REMEMBERING our war dead is one thing. Wasting the Ministry of Defence’s time to explain why a Government Minister wasn’t wearing a poppy during a brief television interview verges on the barmy.
New Defence Secretary Philip Hammond, who replaced the mysterious Liam Fox last month, appeared for seconds with a poppy-free lapel, causing shocked viewers to slate him on Twitter.
Step forward a harassed-looking MOD spokesman to explain Mr Hammond’s appearance was “arranged at the last minute”.
Kenneth Clarke was another in a poppy pickle for the same reason, and Prince William was writing to FIFA to complain the “English team had been ordered not to wear poppies” (later they did). And the RBL had recruited quavery old lads – described by all as “war heroes” – to describe their shock and horror that metal thieves had nicked war memorial hardware to flog for meltdown.

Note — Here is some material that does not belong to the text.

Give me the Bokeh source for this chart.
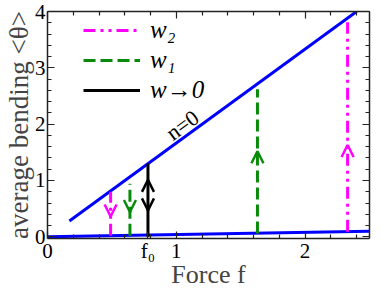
import math
from bokeh.plotting import figure
from bokeh.models import (Range1d, SingleIntervalTicker, FixedTicker, LinearAxis, Legend, LegendItem,
                          Arrow, OpenHead, Label, CustomJSTickFormatter, ColumnDataSource)
from bokeh.embed import file_html
from bokeh.resources import INLINE

# ---------------- data ----------------
upper_f = [0.17, 2.40]          # n=0 branch
upper_theta = [0.28, 4.00]
lower_f = [0.0, 2.5]            # lower branch
lower_theta = [0.0, 0.10]

f0 = 0.78
w0_f = [f0]
w0_bottom = [0.0]
w0_top = [1.30]

w1_f = [0.64, 1.63]
w1_bottom = [0.02, 0.06]
w1_top = [0.94, 2.62]

w2_f = [0.49, 2.33]
w2_bottom = [0.02, 0.09]
w2_top = [0.80, 3.81]

# arrow heads: position of tip and direction (+1 up, -1 down)
w0_arrow_f = [f0, f0]
w0_arrow_tip = [1.01, 0.47]
w0_arrow_dir = [1, -1]
w1_arrow_f = [0.64, 1.63]
w1_arrow_tip = [0.44, 1.52]
w1_arrow_dir = [-1, 1]
w2_arrow_f = [0.49, 2.33]
w2_arrow_tip = [0.36, 1.63]
w2_arrow_dir = [-1, 1]

x_major_ticks = [0, f0, 1, 2]
x_major_labels = {f0: "f\u2080"}
x_minor_ticks = [0.2, 0.4, 0.6, 0.8, 1.2, 1.4, 1.6, 1.8, 2.2, 2.4]
y_major_interval = 1
legend_labels = ["w\u2082", "w\u2081", "w\u21920"]

# ---------------- figure ----------------
W, H = 374, 291
BL, BR, BT, BB = 45, 5, 11, 52
FW, FH = W - BL - BR, H - BT - BB
X0, X1 = 0.0, 2.5
Y0, Y1 = -0.03, 4.0
SERIF = "Liberation Serif"

p = figure(width=W, height=H, output_backend="svg", toolbar_location=None,
           x_range=Range1d(X0, X1), y_range=Range1d(Y0, Y1),
           min_border_left=BL, min_border_right=BR, min_border_top=BT, min_border_bottom=BB)
p.xgrid.grid_line_color = None
p.ygrid.grid_line_color = None
p.outline_line_color = None
p.background_fill_color = "white"
p.border_fill_color = "white"

def style_axis(ax, ticker, labels=True):
    ax.ticker = ticker
    ax.axis_line_color = "#222222"
    ax.axis_line_width = 1.5
    ax.major_tick_in = 7
    ax.major_tick_out = 0
    ax.minor_tick_in = 4
    ax.minor_tick_out = 0
    ax.major_tick_line_color = "#222222"
    ax.minor_tick_line_color = "#222222"
    ax.major_tick_line_width = 1.2
    ax.minor_tick_line_width = 1.2
    if labels:
        ax.major_label_text_font = SERIF
        ax.major_label_text_font_size = "21px"
        ax.major_label_text_color = "black"
        ax.major_label_standoff = 2
    else:
        ax.formatter = CustomJSTickFormatter(code="return ''")
        ax.major_label_text_font_size = "1px"
        ax.major_label_standoff = 0

x_ticker = FixedTicker(ticks=x_major_ticks, minor_ticks=x_minor_ticks)
style_axis(p.xaxis[0], x_ticker)
p.xaxis[0].major_label_overrides = x_major_labels
p.xaxis[0].major_label_standoff = 0
p.xaxis[0].axis_label = "Force f"
p.xaxis[0].axis_label_text_font = SERIF
p.xaxis[0].axis_label_text_font_size = "26px"
p.xaxis[0].axis_label_text_font_style = "normal"
p.xaxis[0].axis_label_standoff = -6

style_axis(p.yaxis[0], SingleIntervalTicker(interval=y_major_interval, num_minor_ticks=5))
p.yaxis[0].axis_label = "average bending <\u03b8>"
p.yaxis[0].axis_label_text_font = SERIF
p.yaxis[0].axis_label_text_font_size = "27px"
p.yaxis[0].axis_label_text_font_style = "normal"
p.yaxis[0].axis_label_standoff = -2

top_ax = LinearAxis()
style_axis(top_ax, FixedTicker(ticks=[0, 1, 2], minor_ticks=x_minor_ticks + [0.8]), labels=False)
p.add_layout(top_ax, "above")
right_ax = LinearAxis()
style_axis(right_ax, SingleIntervalTicker(interval=y_major_interval, num_minor_ticks=5), labels=False)
p.add_layout(right_ax, "right")

# ---------------- glyphs ----------------
BLUE, GREEN, MAGENTA = "#0000ff", "#0a8a0a", "#ff00ff"

p.line(upper_f, upper_theta, line_color=BLUE, line_width=3)
p.line(lower_f, lower_theta, line_color=BLUE, line_width=3)

r_w2 = p.segment(x0="f", y0="b", x1="f", y1="t",
                 source=ColumnDataSource(dict(f=w2_f, b=w2_bottom, t=w2_top)),
                 line_color=MAGENTA, line_width=3, line_dash="12 5 3 5 3 5")
r_w1 = p.segment(x0="f", y0="b", x1="f", y1="t",
                 source=ColumnDataSource(dict(f=w1_f, b=w1_bottom, t=w1_top)),
                 line_color=GREEN, line_width=3, line_dash="12 5")
r_w0 = p.segment(x0="f", y0="b", x1="f", y1="t",
                 source=ColumnDataSource(dict(f=w0_f, b=w0_bottom, t=w0_top)),
                 line_color="black", line_width=3)

def add_heads(fs, tips, dirs, color):
    eps = 0.05
    src = ColumnDataSource(dict(x=fs, ye=tips, ys=[t - d * eps for t, d in zip(tips, dirs)]))
    a = Arrow(end=OpenHead(size=12, line_color=color, line_width=2.5),
              x_start="x", y_start="ys", x_end="x", y_end="ye", source=src,
              line_alpha=0)
    p.add_layout(a)

add_heads(w2_arrow_f, w2_arrow_tip, w2_arrow_dir, MAGENTA)
add_heads(w1_arrow_f, w1_arrow_tip, w1_arrow_dir, GREEN)
add_heads(w0_arrow_f, w0_arrow_tip, w0_arrow_dir, "black")

# ---------------- legend ----------------
legend = Legend(items=[LegendItem(label=legend_labels[0], renderers=[r_w2]),
                       LegendItem(label=legend_labels[1], renderers=[r_w1]),
                       LegendItem(label=legend_labels[2], renderers=[r_w0])],
                location=(36, FH - 7 - 87), orientation="vertical",
                glyph_width=57, glyph_height=20, label_standoff=10,
                label_text_font=SERIF, label_text_font_size="25px",
                label_text_font_style="italic", label_text_color="black",
                spacing=2, padding=0, margin=0,
                border_line_alpha=0, background_fill_alpha=0)
p.add_layout(legend)

# ---------------- texts ----------------
px_x = FW / (X1 - X0)
px_y = FH / (Y1 - Y0)
slope = (upper_theta[1] - upper_theta[0]) / (upper_f[1] - upper_f[0])
ang = math.atan(slope * px_y / px_x)
n_f = 0.99
n_theta = upper_theta[0] + slope * (n_f - upper_f[0])
p.add_layout(Label(x=n_f, y=n_theta, text="n=0", angle=ang,
                   x_offset=-11 * math.sin(ang), y_offset=11 * math.cos(ang),
                   text_font=SERIF, text_font_size="22px", text_color="black",
                   text_align="left", text_baseline="alphabetic"))

open("out.html", "w").write(file_html(p, INLINE))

These might have been the same old warriors who, this time last year, were telling us that their dead comrades had been “desecrated” because a handful of yobs and yobettes up and down the country had been taken short on the way home from the pub and piddled over war memorials.
Upon my soul – and poppy-free chest – our Remembrance Sundays grow more and more ill-tempered. Time we reminded Britain that, unlike buying a television licence or paying road tax, poppy-wearing remains optional.